Timeouts and retry attempts are taken from the \gls{pch} scan dialog.
Any adjustment made there will carry over in User Mode.

After the evaluation has been completed, the picture on the bottom will change to reflect the result found.

\section{Related Projects}
IMSI catcher detection is a topic that has not emerged until recently therefore not a lot of work and research has been done upon that topic.
This is mainly due to the fact that is was very hard to get information from the mobile network onto a computer for evaluation.
A fact that changed, or to be exact is now more accessible due to the OsmocomBB framework.

About the same time as this project, in December 2011, another project was announced with the same goals of detecting an IMSI catcher.
The project is called 'Catcher Catcher'\footnote{Catcher Catcher Wiki, \url{http://opensource.srlabs.de/projects/catcher/wiki/Tutorial} [Online; Accessed 05.2012]} and also builds up on the OsmocomBB framework.
The goals are the same however the means are very different.
As a codebase 'Catcher Catcher' uses the \texttt{mobile} application, a software that implements the firmware part of a mobile phone.
This results in an active approach to IMSI catcher detection.
An active connection is established between the phone and the base station in question.
One could say they try to identify the catcher by letting a bait phone get caught by it.

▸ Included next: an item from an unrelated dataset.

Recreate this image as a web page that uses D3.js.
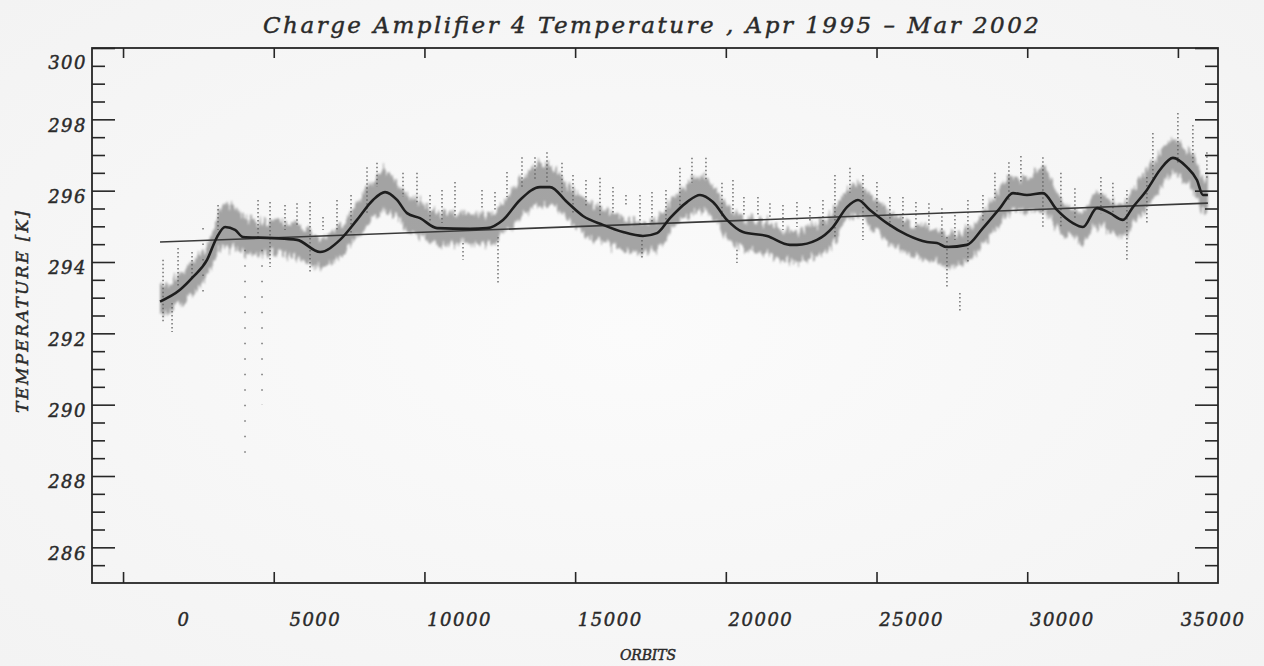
<!DOCTYPE html>
<html lang="en">
<head>
  <meta charset="utf-8">
  <title>Charge Amplifier 4 Temperature</title>
  <script src="https://d3js.org/d3.v7.min.js"></script>
  <style>
    body {
      margin: 0;
      background: #f6f6f6;
    }
    svg {
      display: block;
      background: radial-gradient(ellipse at center, #fbfbfb 0%, #f3f3f3 100%);
    }
    text {
      font-family: "DejaVu Serif", serif;
      font-style: italic;
      fill: #2a2a2a;
      stroke: #2a2a2a;
      stroke-width: 0.45px;
    }
    .frame {
      fill: none;
      stroke: #262626;
      stroke-width: 1.8px;
    }
    .axis path.domain { display: none; }
    .axis line { stroke: #262626; stroke-width: 1.6px; }
    .tick-label { font-size: 18px; letter-spacing: 1.5px; }
  </style>
</head>
<body>
  <div id="chart"></div>
  <script>
    // smoothed temperature curve (orbit, K)
    const smoothOrbits = [1227, 1891, 2322, 2787, 3118, 3384, 3716, 3981, 4976, 5773, 6536, 7199, 7763, 8294, 8692,
      9090, 9422, 9853, 10417, 11512, 12076, 12607, 13171, 13834, 14166, 14730, 15261, 15924, 16588, 17251, 17716,
      18147, 18711, 19142, 19573, 20038, 20569, 21365, 22128, 22360, 23024, 23555, 24019, 24384, 24782, 25346, 26010,
      26673, 27005, 27337, 28000, 28531, 29095, 29526, 29991, 30521, 30986, 31517, 31848, 32313, 32744, 33175, 33507,
      33971, 34403, 34834, 35298, 35630, 35829, 35995];
    const smoothTemps = [292.89, 293.22, 293.58, 294.06, 294.70, 294.98, 294.90, 294.70, 294.67, 294.62, 294.28, 294.62,
      295.18, 295.74, 295.96, 295.74, 295.37, 295.23, 294.95, 294.93, 294.95, 295.18, 295.74, 296.10, 296.10, 295.68,
      295.29, 295.04, 294.84, 294.73, 294.81, 295.23, 295.68, 295.88, 295.68, 295.18, 294.84, 294.73, 294.48, 294.48,
      294.62, 294.98, 295.54, 295.74, 295.46, 295.09, 294.76, 294.56, 294.53, 294.42, 294.48, 294.95, 295.51, 295.93,
      295.88, 295.93, 295.46, 295.09, 294.98, 295.51, 295.37, 295.18, 295.54, 296.02, 296.58, 296.92, 296.66, 296.30,
      295.88, 295.88];

    // spread of the raw readings around the curve (same orbits)
    const bandHigh = [293.3, 293.65, 294.05, 294.5, 295.3, 295.65, 295.55, 295.25, 295.1, 295.05, 294.7, 295.05, 295.65,
      296.3, 296.55, 296.25, 295.9, 295.7, 295.4, 295.35, 295.35, 295.65, 296.35, 296.75, 296.7, 296.2, 295.8, 295.5,
      295.25, 295.15, 295.25, 295.7, 296.2, 296.4, 296.15, 295.6, 295.25, 295.15, 294.9, 294.9, 295.05, 295.45, 296.05,
      296.2, 295.9, 295.5, 295.15, 295.0, 294.95, 294.85, 294.9, 295.4, 296.05, 296.4, 296.35, 296.7, 295.95, 295.45,
      295.4, 296.0, 295.75, 295.6, 296.05, 296.6, 297.1, 297.4, 297.15, 296.8, 296.35, 296.3];
    const bandLow = [292.45, 292.8, 293.1, 293.6, 294.2, 294.45, 294.35, 294.2, 294.2, 294.1, 293.85, 294.15, 294.7,
      295.25, 295.45, 295.25, 294.9, 294.75, 294.5, 294.5, 294.5, 294.7, 295.2, 295.6, 295.6, 295.2, 294.8, 294.55,
      294.35, 294.25, 294.35, 294.8, 295.25, 295.45, 295.25, 294.7, 294.35, 294.25, 294.0, 294.0, 294.15, 294.5, 295.1,
      295.3, 295.0, 294.6, 294.25, 294.05, 294.0, 293.85, 294.0, 294.5, 295.05, 295.45, 295.4, 295.4, 294.95, 294.6,
      294.5, 295.0, 294.9, 294.7, 295.05, 295.5, 296.05, 296.45, 296.2, 295.8, 295.4, 295.45];

    // isolated excursions (dotted vertical streaks)
    const spikeOrbits = [1327, 1626, 1825, 2289, 2654, 3152, 4047, 4479, 4611, 4877, 5374, 5772, 6204, 6635, 7099, 7564,
      8095, 8426, 9289, 9753, 10185, 10583, 11014, 11280, 11910, 12341, 12441, 12739, 13237, 13668, 14066, 14564, 14929,
      15360, 15825, 16256, 16687, 17152, 17218, 17550, 18014, 18478, 18877, 19341, 19872, 20237, 20369, 20601, 21066,
      21464, 21896, 22360, 22791, 23223, 23621, 24119, 24550, 25014, 25445, 25877, 26308, 26739, 27170, 27337, 27602,
      27767, 28033, 28531, 28929, 29393, 29791, 30521, 31118, 31583, 32445, 32843, 33308, 33971, 34170, 35000, 35497,
      35962];
    const spikeHigh = [294.06, 292.85, 294.39, 294.28, 294.95, 295.60, 294.34, 295.74, 294.34, 295.68, 295.60, 295.65,
      295.68, 295.26, 295.74, 295.88, 296.66, 296.78, 296.50, 296.50, 295.88, 296.02, 296.24, 294.53, 296.02, 295.96,
      294.70, 296.52, 296.94, 296.94, 297.08, 296.78, 296.44, 296.30, 296.36, 296.10, 295.88, 295.88, 294.62, 295.96,
      296.02, 296.64, 296.92, 296.92, 296.22, 296.30, 294.34, 295.82, 295.82, 295.65, 295.60, 295.68, 295.54, 295.74,
      296.44, 296.64, 296.44, 296.24, 295.82, 295.82, 295.68, 295.65, 295.51, 294.70, 295.32, 293.13, 295.74, 295.88,
      296.50, 296.80, 296.97, 296.94, 296.50, 296.07, 296.38, 296.22, 296.02, 296.38, 297.62, 298.18, 297.84, 297.08];
    const spikeLow = [292.32, 292.04, 293.30, 293.58, 292.94, 294.90, 288.31, 294.70, 289.99, 293.86, 294.90, 294.98,
      293.69, 294.90, 294.90, 294.81, 295.37, 296.10, 295.82, 295.65, 295.09, 295.09, 295.26, 294.06, 295.46, 295.46,
      293.41, 295.82, 296.10, 296.30, 296.22, 295.94, 295.37, 295.54, 295.26, 295.37, 295.54, 294.98, 294.06, 295.09,
      295.18, 295.46, 296.22, 296.30, 295.26, 295.37, 293.97, 295.26, 295.26, 295.18, 294.90, 294.98, 295.09, 294.98,
      294.70, 295.94, 294.62, 295.37, 294.98, 294.98, 294.98, 294.98, 294.70, 293.30, 294.62, 292.57, 293.97, 295.09,
      295.74, 295.74, 296.22, 294.98, 294.98, 295.18, 295.37, 295.37, 294.06, 295.09, 296.30, 296.78, 296.78, 296.30];

    // linear fit
    const trendOrbits = [1227, 35995];
    const trendTemps = [294.56, 295.65];

    const xTicks = [0, 5000, 10000, 15000, 20000, 25000, 30000, 35000];
    const yMajor = [286, 288, 290, 292, 294, 296, 298, 300];
    const yMinor = d3.range(285.5, 300, 0.5).filter(v => !yMajor.includes(v));

    const width = 1264, height = 666;
    const svg = d3.select("#chart").append("svg")
      .attr("width", width).attr("height", height);

    const x = d3.scaleLinear().domain([-1030, 36330]).range([92, 1218]);
    const y = d3.scaleLinear().domain([285, 300]).range([583, 48]);

    // scanned-noise look for the raw band: jitter columns vertically, then soften
    const defs = svg.append("defs");
    const noisy = defs.append("filter").attr("id", "noisy")
      .attr("x", "-5%").attr("y", "-40%").attr("width", "110%").attr("height", "180%");
    noisy.append("feTurbulence")
      .attr("type", "fractalNoise").attr("baseFrequency", "0.45 0.015")
      .attr("numOctaves", 2).attr("seed", 3).attr("result", "turb");
    noisy.append("feColorMatrix").attr("in", "turb").attr("type", "matrix")
      .attr("values", "0 0 0 0 0.5  0 1 0 0 0  0 0 1 0 0  0 0 0 0 1").attr("result", "yonly");
    noisy.append("feDisplacementMap").attr("in", "SourceGraphic").attr("in2", "yonly")
      .attr("scale", 22).attr("xChannelSelector", "R").attr("yChannelSelector", "G").attr("result", "disp");
    noisy.append("feGaussianBlur").attr("in", "disp").attr("stdDeviation", 0.9);

    const pts = smoothOrbits.map((o, i) => ({o, t: smoothTemps[i], hi: bandHigh[i], lo: bandLow[i]}));

    // noisy band
    svg.append("path")
      .datum(pts)
      .attr("d", d3.area().x(d => x(d.o)).y0(d => y(d.lo)).y1(d => y(d.hi)).curve(d3.curveMonotoneX))
      .attr("fill", "#8f8f8f")
      .attr("opacity", 0.8)
      .attr("filter", "url(#noisy)");

    // dotted excursions, long ones are sparse single points in the source
    svg.append("g").selectAll("line")
      .data(spikeOrbits.map((o, i) => ({o, hi: spikeHigh[i], lo: spikeLow[i]})))
      .join("line")
      .attr("x1", d => x(d.o)).attr("x2", d => x(d.o))
      .attr("y1", d => y(d.hi)).attr("y2", d => y(d.lo))
      .attr("stroke", "#5e5e5e")
      .attr("stroke-width", 1.3)
      .attr("stroke-dasharray", d => d.hi - d.lo > 2 ? "1.5,14" : "1.5,2.5");

    // linear trend
    svg.append("path")
      .datum(trendOrbits.map((o, i) => ({o, t: trendTemps[i]})))
      .attr("d", d3.line().x(d => x(d.o)).y(d => y(d.t)))
      .attr("fill", "none")
      .attr("stroke", "#3a3a3a")
      .attr("stroke-width", 1.6);

    // smoothed curve
    svg.append("path")
      .datum(pts)
      .attr("d", d3.line().x(d => x(d.o)).y(d => y(d.t)).curve(d3.curveMonotoneX))
      .attr("fill", "none")
      .attr("stroke", "#1e1e1e")
      .attr("stroke-width", 2.6)
      .attr("stroke-linejoin", "round");

    // axes
    svg.append("g").attr("class", "axis")
      .attr("transform", "translate(0,583)")
      .call(d3.axisBottom(x).tickValues(xTicks).tickSize(-11).tickPadding(30).tickFormat(d3.format("d")))
      .call(g => g.selectAll("text")
        .attr("class", "tick-label")
        .attr("text-anchor", "end")
        .attr("dx", 67));

    svg.append("g").attr("class", "axis")
      .attr("transform", "translate(0,48)")
      .call(d3.axisTop(x).tickValues(xTicks).tickSize(-10).tickFormat(""));

    svg.append("g").attr("class", "axis")
      .attr("transform", "translate(92,0)")
      .call(d3.axisLeft(y).tickValues(yMajor).tickSize(-23).tickPadding(5).tickFormat(d3.format("d")))
      .call(g => g.selectAll("text")
        .attr("class", "tick-label")
        .attr("y", d => d === 300 ? 15 : 6));

    svg.append("g").attr("class", "axis")
      .attr("transform", "translate(92,0)")
      .call(d3.axisLeft(y).tickValues(yMinor).tickSize(-13).tickFormat(""));

    svg.append("g").attr("class", "axis")
      .attr("transform", "translate(1218,0)")
      .call(d3.axisRight(y).tickValues(yMajor).tickSize(-23).tickFormat(""));

    svg.append("g").attr("class", "axis")
      .attr("transform", "translate(1218,0)")
      .call(d3.axisRight(y).tickValues(yMinor).tickSize(-13).tickFormat(""));

    svg.selectAll(".axis text").attr("font-family", null).attr("font-size", null).attr("fill", null);

    // frame
    svg.append("rect").attr("class", "frame")
      .attr("x", x.range()[0]).attr("y", y.range()[1])
      .attr("width", x.range()[1] - x.range()[0])
      .attr("height", y.range()[0] - y.range()[1]);

    // titles
    svg.append("text")
      .attr("x", 651).attr("y", 33)
      .attr("text-anchor", "middle")
      .attr("font-size", 23)
      .attr("textLength", 776).attr("lengthAdjust", "spacing")
      .text("Charge Amplifier 4 Temperature , Apr 1995 \u2013 Mar 2002");

    svg.append("text")
      .attr("transform", "translate(28,312) rotate(-90)")
      .attr("text-anchor", "middle")
      .attr("font-size", 17)
      .attr("textLength", 202).attr("lengthAdjust", "spacing")
      .text("TEMPERATURE [K]");

    svg.append("text")
      .attr("x", 648).attr("y", 660)
      .attr("text-anchor", "middle")
      .attr("font-size", 14)
      .attr("textLength", 56).attr("lengthAdjust", "spacing")
      .text("ORBITS");
  </script>
</body>
</html>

The advantage compared to the passive approach this project uses is that one has more sure means at hand of identifying a potential catcher.
Features that are already implemented are\cite{catcher_catcher}:
\begin{itemize}
	\item Encryption: Check whether encryption is enabled when doing a phone call.
	\item IMEI: \gls{imei} is not requested in Cipher Mode Complete message.
	\item LAC: \gls{lac} of a base station changes.
	\item Location Updates: IMEI is requested during Location Updates.
	\item Silent Text: Checks whether a silent text message is received.
	\item Call Setup: Do not receive a Call Setup message while being on a traffic channel for two seconds.
\end{itemize}
As one can see, missing encryption and reception of a silent text message are very strong indicators of being connected to a catcher.
This however comes at the cost of being discovered oneself.
Additionally if the IMSI catcher is configured only to allow specific IMSI numbers an active approach cannot be used to evaluate it.
A list of all the features that are planned can be found in Appendix \ref{sec:catcher_features}.

It is not clear whether the project has been abandoned since December 2012 or whether it is developed further. 
Activity on the wiki has seized after December 2012.